Two weeks ago, Saika wrote a post about pop cultural interpretations of Paradise. This week, I want to explore our ideas of Hell. What I think is most interesting about Hell is not how many different interpretations of it exist, but the fact that most people don’t actually believe Hell exists. While some have good reason—the concept of universal reconciliation is a theologically nuanced doctrine that states that all are eventually reconciled with God in the end—many just plain don’t like the idea of Hell. Even if Christians today are more than happy to imagine an other-worldly life of eternal happiness, many don’t actually believe a place of eternal suffering and punishment is real. Why is this the case? Pop culture might have something to do with it.
If I asked you to imagine Hell, most people would probably picture a cavern under the earth, painted red with lots of fire and tiny red devils brandishing pitchforks. It’s hard to believe anyone would believe such a place existed. The little red devils are comical; aren’t they cute? Such a vision is only at most suited to scare kids into behaving properly, and at least to entertain them for a while.
Dante’s vision of Hell, on the other hand, was much different. As with his Paradiso and Purgatorio, the Inferno is a highly structured, tiered system of torments. Every evildoer has his or her proper place where he or she can receive their poetic justice. As Dante follows Virgil lower and lower into the depths of Hell, we’re shown people of greater and greater evil (in Dante’s personal opinion, that is). Heretics are encased in flaming tombs (because their soul “dies” within the body), Thieves have bits of their identities stolen by snakes, and Fortunetellers have their heads on backward, so they can’t see what’s in front of them. And in the final depth of Hell lies Satan himself, a three-headed beast trapped in a lake of ice from the waist-up. In his mouth Brutus, Cassius, and Judas endure a perpetual chomping.
Arguably the most famous modern literary interpretation of Hell is found in C.S. Lewis’ The Screwtape Letters. Written in 1942, The Screwtape Letters is an epistolary novel, containing the letters written by expert demon Screwtape to his “dearest” nephew Wormwood. Although we never read Wormwood’s responses, the “advice” offered by Screwtape allows the reader to follow the hellish attempts of one demon to damn a man to Hell. Lewis portrays Hell as some kind of demonic bureaucracy, with endless paperwork, criticism, and micromanagement.
Something about how today’s common depictions of hell are a combination of these three.
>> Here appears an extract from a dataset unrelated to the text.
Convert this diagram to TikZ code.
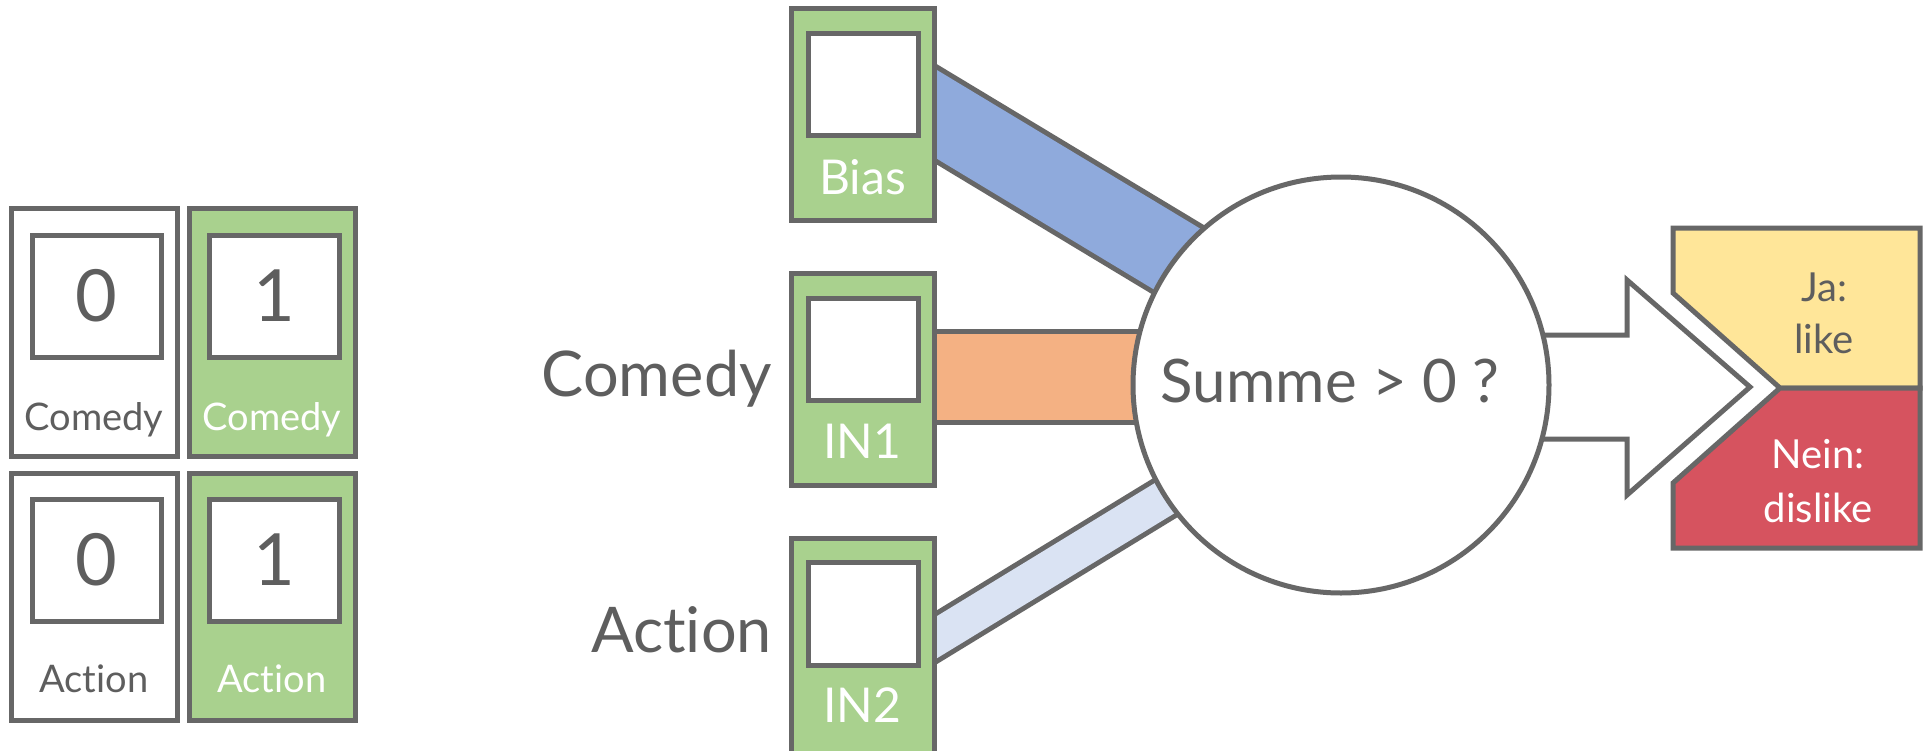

In Futurama, Robot Hell is filled with animatronic demons and devils, in an evil carnival somewhere in New Jersey. The joke being, of course, that New Jersey is a cesspool of a state, Hell on Earth. Supernatural attempted to bring some scary back into Hell by sending Dean there to torture and be tortured (and Adam is still there). But more recent storylines have hinted at a complex leadership system, where Crowley has climbed to the top to be the king of the proverbial mountain. In Ugly Americans we see demons from Hell living and flourishing in an office environment. The Far Side comic did the same thing—Hell has pitchforks and typewriters.
Hell is either comically bad, or a slice of life. Supernatural is the exception that proves the rule. The show itself is supposed to be scary, so Hell is going to be scarier. However, even its writers have all but abandoned that fact to focus on the fight for power within it. What’s most interesting about how we depict Hell is that it’s always a joke, either by virtue of being comical or some kind of slice of life. Hell is either too absurd to exist, or we’re already living in it.
Good article. I love how at the top of Dante’s diagram are labeled ‘hill’ and ‘wood’. How thorough of him!